For an interactive shell/PTY:
Then launch the app in that same PTY.
Autonomous PTY execution (agent workflow)¶
When your agent runtime supports PTY stdin/stdout control:
- Start app in PTY mode (with env above).
- Send key sequences (
2,3,t,q) through stdin. - Wait between keys to allow frames to settle.
- Quit and analyze logs.
Do not rely only on static test snapshots for visual regressions.
Frame audit analysis¶
Use the built-in analyzer:
What to look for:
backend_submitted,worker_payload,worker_accepted,worker_completedshould stay aligned in worker mode.hash_mismatch_backend_vs_workershould be0.top_opcodesshould reflect expected widget workload.route_summaryshould show submissions for every exercised route.native_summary_records/native_header_recordsconfirm native debug pull from worker path.
If a log contains multiple app runs, always use --latest-pid (or --pid=<n>)
to avoid mixed-session confusion.
Useful grep patterns¶
rg "runtime.command|runtime.fatal|shell.layout|engineering.layout|engineering.render|crew.render" /tmp/starship.log
rg "\"stage\":\"table.layout\"|\"stage\":\"drawlist.built\"|\"stage\":\"frame.submitted\"|\"stage\":\"frame.completed\"" /tmp/rezi-frame-audit.ndjson
Optional deep capture (drawlist bytes)¶
Capture raw drawlist payload snapshots for diffing:
env \
REZI_FRAME_AUDIT=1 \
REZI_FRAME_AUDIT_DUMP_DIR=/tmp/rezi-drawlist-dumps \
REZI_FRAME_AUDIT_DUMP_MAX=20 \
REZI_FRAME_AUDIT_DUMP_ROUTE=crew \
npx tsx packages/create-rezi/templates/starship/src/main.ts
This writes paired .bin + .json files with hashes and metadata.
Native trace through frame-audit¶
Native debug records are enabled by frame audit in worker mode. Controls:
REZI_FRAME_AUDIT_NATIVE=1|0(default on when frame audit is enabled)REZI_FRAME_AUDIT_NATIVE_RING=<bytes>(ring size override)
Look for stages such as:
native.debug.headernative.drawlist.summarynative.frame.*native.perf.*
Triage playbook for common regressions¶
1) “Theme only updates animated region”¶
Check:
runtime.commandcontainscycle-theme.drawlist.builthashes change after theme switch.frame.submitted/frame.completedcontinue for that route.
If hashes do not change, bug is likely in view/theme resolution. If hashes change but screen does not, investigate native diff/damage path.

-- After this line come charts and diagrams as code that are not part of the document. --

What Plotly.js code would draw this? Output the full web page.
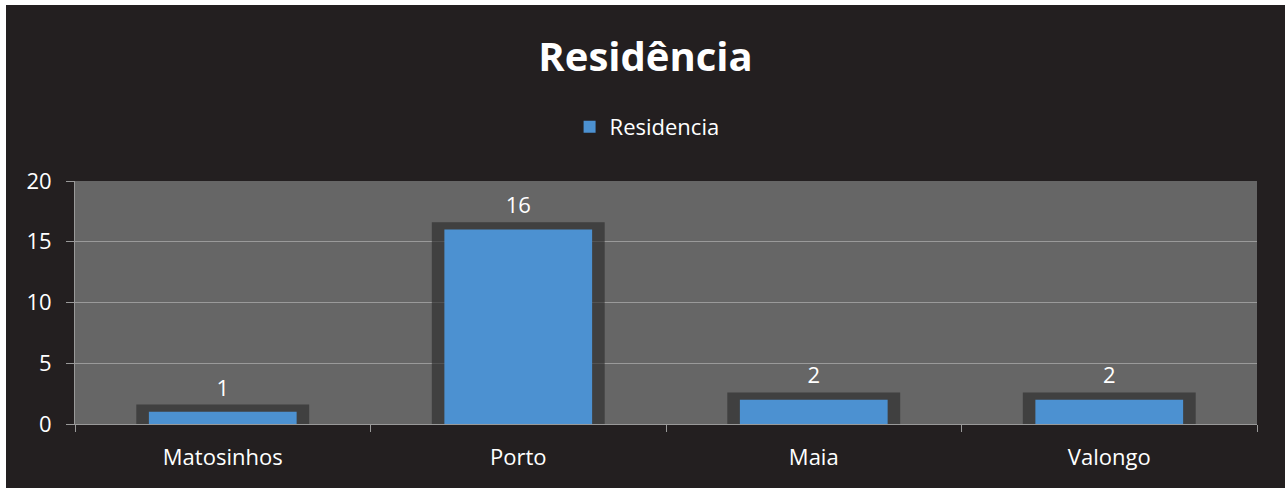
<!DOCTYPE html>
<html>
<head>
<meta charset="utf-8">
<script src="https://cdn.plot.ly/plotly-3.0.1.min.js"></script>
<style>
html,body{margin:0;padding:0;background:#ffffff;}
#chart{position:absolute;left:6px;top:5px;width:1279px;height:483px;}
</style>
</head>
<body>
<div id="chart"></div>
<script>
const categories = ["Matosinhos", "Porto", "Maia", "Valongo"];
const values = [1, 16, 2, 2];
const seriesName = "Residencia";
const chartTitle = "Residência";
const yTicks = [0, 5, 10, 15, 20];

const FONT = "'Open Sans', 'Liberation Sans', sans-serif";
const shadowPad = 0.6; // data units of shadow above each bar

const shadow = {
  type: "bar",
  x: categories,
  y: values.map(v => v + shadowPad),
  width: 0.585,
  marker: {color: "rgba(40,40,40,0.62)", line: {width: 0}},
  text: values.map(String),
  textposition: "outside",
  textfont: {family: FONT, size: 22, color: "#ffffff"},
  cliponaxis: false,
  showlegend: false,
  hoverinfo: "skip"
};

const bars = {
  type: "bar",
  name: seriesName,
  x: categories,
  y: values,
  width: 0.5,
  marker: {color: "#4c91d1", line: {width: 0}},
  textposition: "none"
};

const layout = {
  width: 1279,
  height: 483,
  paper_bgcolor: "#231f20",
  plot_bgcolor: "#666666",
  barmode: "overlay",
  margin: {l: 69, r: 28, t: 176, b: 64},
  title: {
    text: "<b>" + chartTitle + "</b>",
    font: {family: FONT, size: 40, color: "#ffffff"},
    x: 0.5, xanchor: "center",
    y: 0.892, yref: "container", yanchor: "middle"
  },
  showlegend: true,
  legend: {
    orientation: "h",
    x: 0.484, xanchor: "center",
    y: 1.222, yanchor: "middle",
    font: {family: FONT, size: 22, color: "#ffffff"},
    bgcolor: "rgba(0,0,0,0)",
    itemwidth: 30
  },
  xaxis: {
    type: "category",
    tickson: "boundaries",
    ticks: "outside",
    ticklen: 7,
    tickcolor: "#999999",
    ticklabelstandoff: 14,
    showline: true,
    linecolor: "#999999",
    linewidth: 1,
    showgrid: false,
    tickfont: {family: FONT, size: 22, color: "#ffffff"},
    fixedrange: true
  },
  yaxis: {
    range: [0, 20],
    tickvals: yTicks,
    ticktext: yTicks.map(String),
    ticks: "outside",
    ticklen: 8,
    tickcolor: "#999999",
    ticklabelstandoff: 10,
    showline: true,
    linecolor: "#999999",
    showgrid: true,
    gridcolor: "#9a9a9a",
    gridwidth: 1,
    zeroline: false,
    tickfont: {family: FONT, size: 22, color: "#ffffff"},
    fixedrange: true
  }
};

Plotly.newPlot("chart", [shadow, bars], layout, {displayModeBar: false, staticPlot: true});
</script>
</body>
</html>
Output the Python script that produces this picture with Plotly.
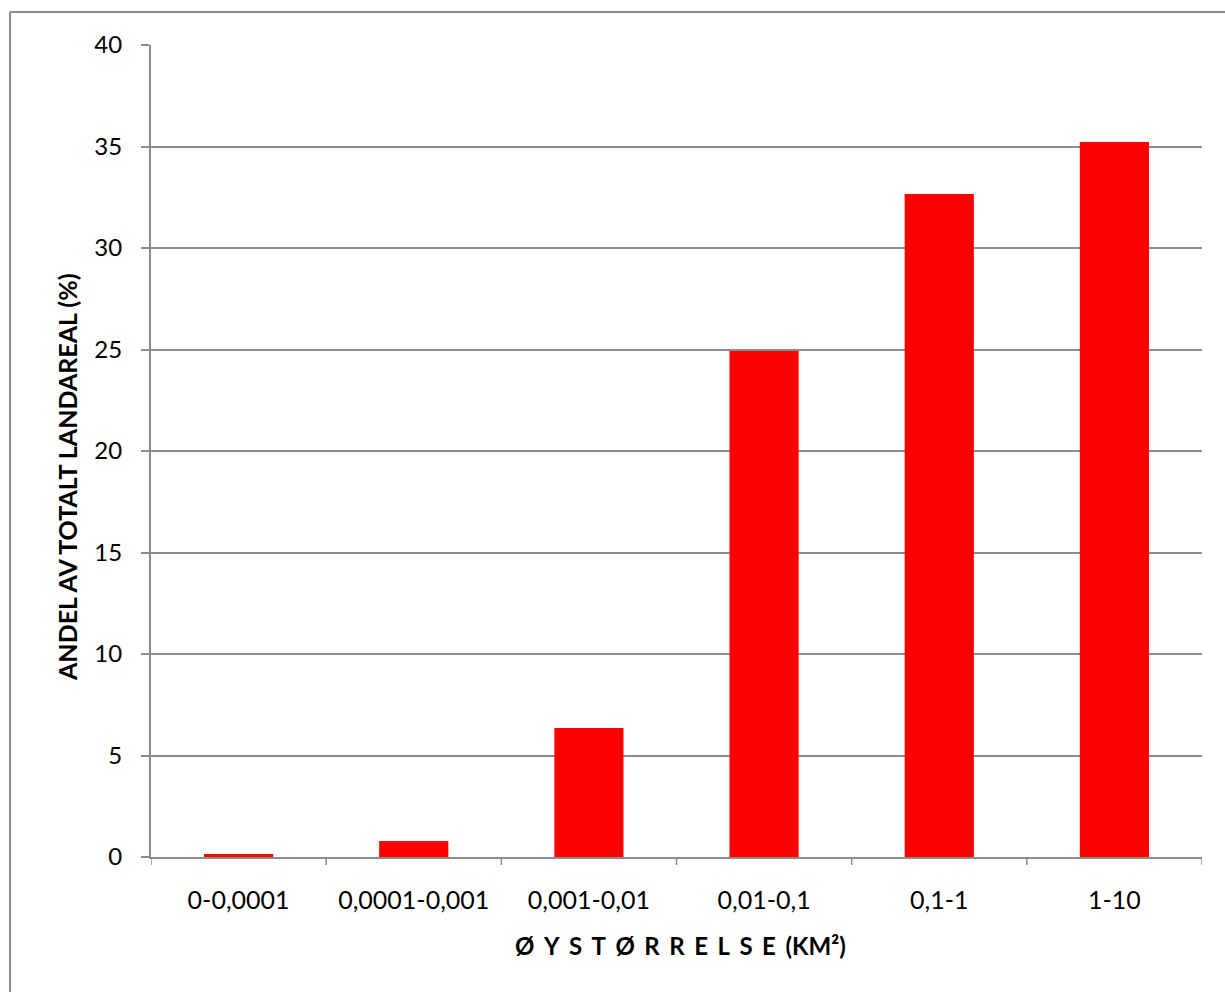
import plotly.graph_objects as go

# Island size classes (km²) and share of total land area (%)
size_classes = ["0-0,0001", "0,0001-0,001", "0,001-0,01", "0,01-0,1", "0,1-1", "1-10"]
land_share = [0.15, 0.79, 6.35, 24.93, 32.66, 35.22]

y_ticks = [0, 5, 10, 15, 20, 25, 30, 35, 40]

FONT = "Lato, 'Open Sans', sans-serif"
GRID = "#8c8c8c"
SP = "\u2004\u200a"  # wide gap between spaced-out title letters

x_title = SP.join(list("ØYSTØRRELSE")) + SP + "(KM²)"
y_title = "ANDEL AV TOTALT LANDAREAL (%)"

fig = go.Figure(
    go.Bar(
        x=list(range(len(size_classes))),
        y=land_share,
        marker=dict(color="#ff0000", line=dict(width=0)),
        width=0.395,
        hoverinfo="x+y",
    )
)

W, H = 1225, 992
L, R, T, B = 151, 23, 45, 135
pw, ph = W - L - R, H - T - B


def px_x(px):
    return (px - L) / pw


def px_y(py):
    return (H - B - py) / ph


fig.update_layout(
    width=W,
    height=H,
    margin=dict(l=L, r=R, t=T, b=B),
    paper_bgcolor="white",
    plot_bgcolor="white",
    showlegend=False,
    font=dict(family=FONT, size=24, color="#000000"),
    xaxis=dict(
        range=[-0.5, len(size_classes) - 0.5],
        tickmode="array",
        tickvals=list(range(len(size_classes))),
        ticktext=size_classes,
        showgrid=False,
        showline=True,
        linecolor=GRID,
        linewidth=2,
        ticks="",
        ticklabelstandoff=20,
        tickfont=dict(family=FONT, size=25),
        fixedrange=True,
    ),
    yaxis=dict(
        range=[0, 40],
        tickmode="array",
        tickvals=y_ticks,
        ticktext=[str(v) for v in y_ticks],
        showgrid=True,
        gridcolor=GRID,
        gridwidth=1.5,
        showline=True,
        linecolor=GRID,
        linewidth=2,
        ticks="outside",
        ticklen=8,
        tickcolor=GRID,
        tickwidth=1.5,
        ticklabelstandoff=14,
        tickfont=dict(family=FONT, size=24),
        zeroline=False,
        fixedrange=True,
    ),
    annotations=[
        dict(
            text="<b>" + x_title + "</b>",
            xref="paper", yref="paper",
            x=px_x(680), y=px_y(945),
            xanchor="center", yanchor="middle",
            showarrow=False,
            font=dict(family=FONT, size=24),
        ),
        dict(
            text="<b>" + y_title + "</b>",
            xref="paper", yref="paper",
            x=px_x(67), y=px_y(477),
            xanchor="center", yanchor="middle",
            textangle=-90,
            showarrow=False,
            font=dict(family=FONT, size=25),
        ),
    ],
)

shapes = []
# category boundary tick marks below the x axis
for k in range(len(size_classes) + 1):
    shapes.append(dict(
        type="line", xref="x", yref="paper",
        x0=k - 0.5, x1=k - 0.5, y0=0, y1=px_y(865),
        line=dict(color=GRID, width=1.5),
    ))
# outer chart frame (left and top edges)
shapes.append(dict(
    type="line", xref="paper", yref="paper",
    x0=px_x(10), x1=px_x(10), y0=px_y(12), y1=px_y(1010),
    line=dict(color=GRID, width=2),
))
shapes.append(dict(
    type="line", xref="paper", yref="paper",
    x0=px_x(10), x1=px_x(1240), y0=px_y(12), y1=px_y(12),
    line=dict(color=GRID, width=2),
))
fig.update_layout(shapes=shapes)

fig.write_html("out.html")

2) “Table looks empty or only one row visible”¶
Check table.layout record:
bodyHvisibleRowsstartIndex/endIndex- table rect height
If bodyH is too small, inspect parent layout/flex and sibling widgets
(pagination or controls often steal height).
3) “Worker mode renders differently from inline”¶
Run both modes with identical viewport and compare audit summaries:
- worker:
REZI_STARSHIP_EXECUTION_MODE=worker - inline:
REZI_STARSHIP_EXECUTION_MODE=inline
If only worker diverges, focus on backend transport and worker audit stages.
Guardrails¶
- Keep all instrumentation opt-in via env vars.
- Never print continuous debug spam to stdout during normal app usage.
- Write logs to files (
/tmp/...) and inspect post-run. - Prefer deterministic viewport + scripted route/theme steps when verifying fixes.